Uma política de transportes que promova a utilização do transporte público em detrimento do transporte individual, que diminua a entrada de viaturas no perímetro urbano, que diminua o tempo de deslocação dos utentes, que crie maior mobilidade, que seja capaz de promover a deslocação dos centros dos perímetros urbanos, que promova um melhor ambiente, não me parece que seja prejudicial ao país, apesar de eventual défice. Exigir que os utentes paguem mais por um serviço cuja qualidade e condições em que é prestado é inferior, não parece ser o melhor caminho, mesmo se no presente aparenta o contrário. Parece haver muita gente distraída, pois seja qual for a estratégia - desde que exista - tudo o que conseguimos antever do futuro aconselha a defesa e a promoção do transporte público e não o contrário.
Como ilustração da ausência de estratégia, atente-se na discussão à volta do novo aeroporto ou sobre o comboio de alta velocidade. Essa discussão, salvo muito raras excepções, quase nunca se centrou no que seria realmente importante, ou seja, o seu enquadramento numa estratégia de desenvolvimento para o país. Na maioria das vezes ela centrava-se na discussão das várias opiniões e interesses políticos e económicos das diferentes partes interessadas. O problema não está se essas infra-estruturas devem ou não ser construídas, mas o que podem significar para o país, qual a sua mais valia para o desenvolvimento futuro do país, ou seja, como se enquadram e servem a estratégia de desenvolvimento desenhada e se nesse contexto é ou não importante Portugal ser um plataforma de entrada de mercadorias na Europa ou uma placa giratória de passageiros intercontinentais. Só a partir dessa reflexão seria possível avaliar a  necessidade ou não desses projectos e não se cair no ridículo dos custos para as gerações futuras (sobre esse assunto escreverei um destes dias), por um lado, ou da necessidade da sua construção apenas como símbolo de modernização do país. Muito pouco para tão avultados investimentos!

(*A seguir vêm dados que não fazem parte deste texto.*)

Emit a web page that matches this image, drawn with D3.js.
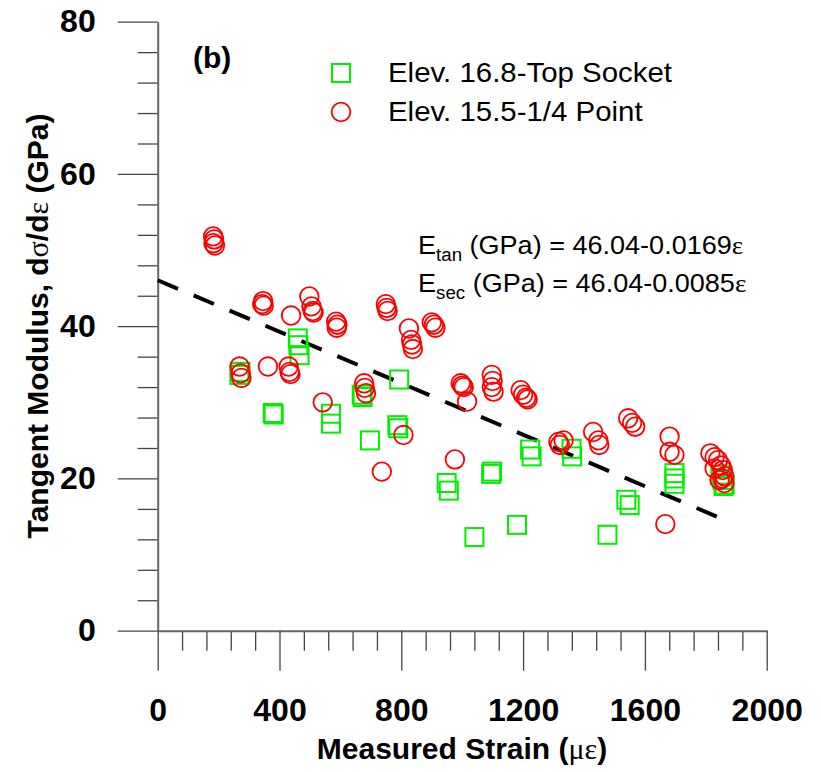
<!DOCTYPE html>
<html>
<head>
<meta charset="utf-8">
<script src="https://cdn.jsdelivr.net/npm/d3@7"></script>
<style>
  body { margin: 0; background: #fff; }
  text { font-family: "Liberation Sans", Arial, sans-serif; }
  .greek { font-family: "Liberation Serif", "Times New Roman", serif; font-weight: normal; }
</style>
</head>
<body>
<svg id="chart" width="821" height="772"></svg>
<script>
// Elev. 16.8 - Top Socket  [strain (µε), tangent modulus (GPa)]
const topSocket = [
  [272, 34.0], [268, 33.6], [460, 38.4], [462, 37.5], [466, 36.2],
  [381, 28.4], [378, 28.6], [569, 28.5], [569, 27.2], [673, 30.7], [670, 31.0],
  [793, 33.0], [787, 27.0], [790, 26.6], [697, 25.0], [949, 19.4], [956, 18.4],
  [1040, 12.3], [1098, 20.9], [1095, 20.6], [1180, 13.9], [1223, 23.8], [1228, 22.9],
  [1359, 23.9], [1361, 22.9], [1539, 17.2], [1550, 16.5], [1477, 12.6],
  [1697, 20.7], [1697, 20.0], [1697, 19.3], [1848, 20.5], [1855, 19.8],
  [1858, 19.0], [1862, 19.2]
];

// Elev. 15.5 - 1/4 Point
const quarterPoint = [
  [182, 51.8], [185, 51.4], [183, 50.9], [188, 50.6],
  [346, 43.3], [343, 42.9], [348, 42.7], [438, 41.4], [498, 43.9],
  [505, 42.6], [509, 42.0], [512, 41.8], [586, 40.6], [590, 40.2], [588, 39.8],
  [749, 42.9], [752, 42.4], [755, 42.0], [825, 39.7], [832, 38.2], [835, 37.6], [838, 37.0],
  [900, 40.5], [907, 40.2], [912, 39.8], [269, 34.7], [272, 33.8], [275, 33.2],
  [362, 34.7], [430, 34.7], [433, 34.0], [436, 33.7], [542, 30.0],
  [678, 32.5], [680, 31.9], [684, 31.2], [807, 25.7], [736, 20.9], [976, 22.5],
  [995, 32.5], [1000, 32.2], [1005, 32.0], [1016, 30.1],
  [1097, 33.6], [1100, 32.8], [1097, 32.0], [1103, 31.4],
  [1192, 31.6], [1200, 31.0], [1210, 30.6], [1215, 30.4],
  [1316, 24.8], [1333, 25.0], [1321, 24.4], [1430, 26.1], [1447, 25.0], [1450, 24.4],
  [1545, 27.9], [1558, 27.3], [1568, 26.8], [1667, 14.0],
  [1681, 25.5], [1681, 23.5], [1697, 23.1],
  [1815, 23.3], [1829, 22.8], [1840, 22.4], [1850, 21.7], [1829, 21.3], [1856, 21.1],
  [1861, 20.3], [1861, 19.4], [1845, 19.8], [1855, 20.0]
];

// fitted line E_tan = 46.04 - 0.0169 e, end points as drawn
const fitLine = [[0, 46.04], [1865, 14.5]];

const xMajor = [0, 400, 800, 1200, 1600, 2000];
const yMajor = [0, 20, 40, 60, 80];

const svg = d3.select('#chart');

const x = d3.scaleLinear().domain([0, 2000]).range([157.7, 766.7]);
const y = d3.scaleLinear().domain([0, 80]).range([630.7, 21.7]);

const axisColor = '#444';

// minor ticks
svg.append('g')
  .attr('transform', 'translate(0,' + y(0) + ')')
  .call(d3.axisBottom(x).tickValues(d3.range(0, 2001, 80).filter(v => v % 400)).tickSize(20).tickSizeOuter(0).tickFormat(''))
  .call(g => g.select('.domain').remove());
svg.append('g')
  .attr('transform', 'translate(' + x(0) + ',0)')
  .call(d3.axisLeft(y).tickValues(d3.range(0, 81, 4).filter(v => v % 20)).tickSize(20).tickSizeOuter(0).tickFormat(''))
  .call(g => g.select('.domain').remove());

// major ticks + axis lines
const xAxis = svg.append('g')
  .attr('transform', 'translate(0,' + y(0) + ')')
  .call(d3.axisBottom(x).tickValues(xMajor).tickSize(40).tickSizeOuter(0).tickPadding(28).tickFormat(d3.format('d')));
const yAxis = svg.append('g')
  .attr('transform', 'translate(' + x(0) + ',0)')
  .call(d3.axisLeft(y).tickValues(yMajor).tickSize(40).tickSizeOuter(0).tickPadding(22).tickFormat(d3.format('d')));

svg.selectAll('.tick line').attr('stroke', axisColor).attr('stroke-width', 1.3);
svg.selectAll('.domain').attr('stroke', '#666').attr('stroke-width', 2);
[xAxis, yAxis].forEach(g => g.selectAll('text')
  .attr('fill', '#000')
  .style('font-family', '"Liberation Sans", Arial, sans-serif')
  .style('font-size', '32px')
  .style('font-weight', 'bold'));

// fit line
svg.append('path')
  .datum(fitLine)
  .attr('d', d3.line().x(d => x(d[0])).y(d => y(d[1])))
  .attr('fill', 'none')
  .attr('stroke', '#000')
  .attr('stroke-width', 4)
  .attr('stroke-dasharray', '22,17');

// markers
const side = 18;
svg.append('g').selectAll('rect')
  .data(topSocket)
  .enter()
  .append('rect')
  .attr('x', d => x(d[0]) - side / 2)
  .attr('y', d => y(d[1]) - side / 2)
  .attr('width', side)
  .attr('height', side)
  .attr('fill', 'none')
  .attr('stroke', '#00ee00')
  .attr('stroke-width', 2);

svg.append('g').selectAll('circle')
  .data(quarterPoint)
  .enter()
  .append('circle')
  .attr('cx', d => x(d[0]))
  .attr('cy', d => y(d[1]))
  .attr('r', 9.3)
  .attr('fill', 'none')
  .attr('stroke', '#ff0000')
  .attr('stroke-width', 1.8);

// panel tag
svg.append('text').attr('x', 193).attr('y', 68)
  .style('font-size', '30px').style('font-weight', 'bold').text('(b)');

// legend (text slightly stretched like the original)
svg.append('rect').attr('x', 332).attr('y', 64).attr('width', side).attr('height', side)
  .attr('fill', 'none').attr('stroke', '#00ee00').attr('stroke-width', 2);
svg.append('text').attr('transform', 'translate(388,82) scale(1.09,1)')
  .style('font-size', '27px').text('Elev. 16.8-Top Socket');
svg.append('circle').attr('cx', 341).attr('cy', 112).attr('r', 9.3)
  .attr('fill', 'none').attr('stroke', '#ff0000').attr('stroke-width', 1.8);
svg.append('text').attr('transform', 'translate(388,121) scale(1.09,1)')
  .style('font-size', '27px').text('Elev. 15.5-1/4 Point');

// equations
const eq = [['tan', '46.04-0.0169', 254], ['sec', '46.04-0.0085', 292]];
eq.forEach(e => {
  const t = svg.append('text').attr('transform', 'translate(418,' + e[2] + ') scale(1.04,1)')
    .style('font-size', '26px');
  t.append('tspan').text('E');
  t.append('tspan').attr('dy', 7).style('font-size', '18px').text(e[0]);
  t.append('tspan').attr('dy', -7).text(' (GPa) = ' + e[1]);
  t.append('tspan').attr('class', 'greek').text('ε');
});

// axis titles
const xt = svg.append('text').attr('x', 462).attr('y', 759)
  .attr('text-anchor', 'middle').style('font-size', '30px').style('font-weight', 'bold');
xt.append('tspan').text('Measured Strain (');
xt.append('tspan').attr('class', 'greek').text('με');
xt.append('tspan').text(')');

const yt = svg.append('text').attr('transform', 'translate(48,326) rotate(-90)')
  .attr('text-anchor', 'middle').style('font-size', '30px').style('font-weight', 'bold');
yt.append('tspan').text('Tangent Modulus, d');
yt.append('tspan').attr('class', 'greek').text('σ');
yt.append('tspan').text('/d');
yt.append('tspan').attr('class', 'greek').text('ε');
yt.append('tspan').text(' (GPa)');
</script>
</body>
</html>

Voltemos aos transportes. Não se percebe, por exemplo, que nos terminais de transportes que servem diariamente os meios urbanos não existam parques de estacionamento funcionais, devidamente articulados com os transportes públicos, e a custos que promovam a utilização do transporte público e não que o desincentivem. Não se percebe, por exemplo, que linhas de metro mudem de zona (custo mais elevado para o utilizador) apenas por uma estação, já que a linha não tem continuidade. Não se entende que no acesso aos centros urbanos não existam mais corredores de transportes públicos, assim como nas cidades, criando maior mobilidade.
Pretender agora acabar com algumas carreiras de transportes  ou fechar o metro ainda mais cedo, é já falta de sensatez e prova de grande miopia. Pessoalmente acharia mais ajustado, por exemplo, utilizar o dinheiro das multas de estacionamento nos centros urbanos para promover a utilização dos transportes públicos ou, ainda encontrar formas de diminuir a entrada de veículos individuais nos centros urbanos. A definição de uma política de transportes públicos, nomeadamente nas cinturas dos centros urbanos, terá necessariamente que envolver os municípios na procura de soluções, pois só assim será possível uma verdadeira articulação entre todos e, sobretudo, corresponder não aos interesses, mas às necessidades daqueles que diariamente têm necessidade de se deslocar nos centros urbanos.
Uma política de transportes públicos não é um mero exercício contabilístico, é encontrar soluções para tornar o mundo mais sustentável - não apenas financeiramente - e criar condições para que as pessoas tenham mais oportunidades para serem felizes.
Tentem ser felizes nesta seara de gente.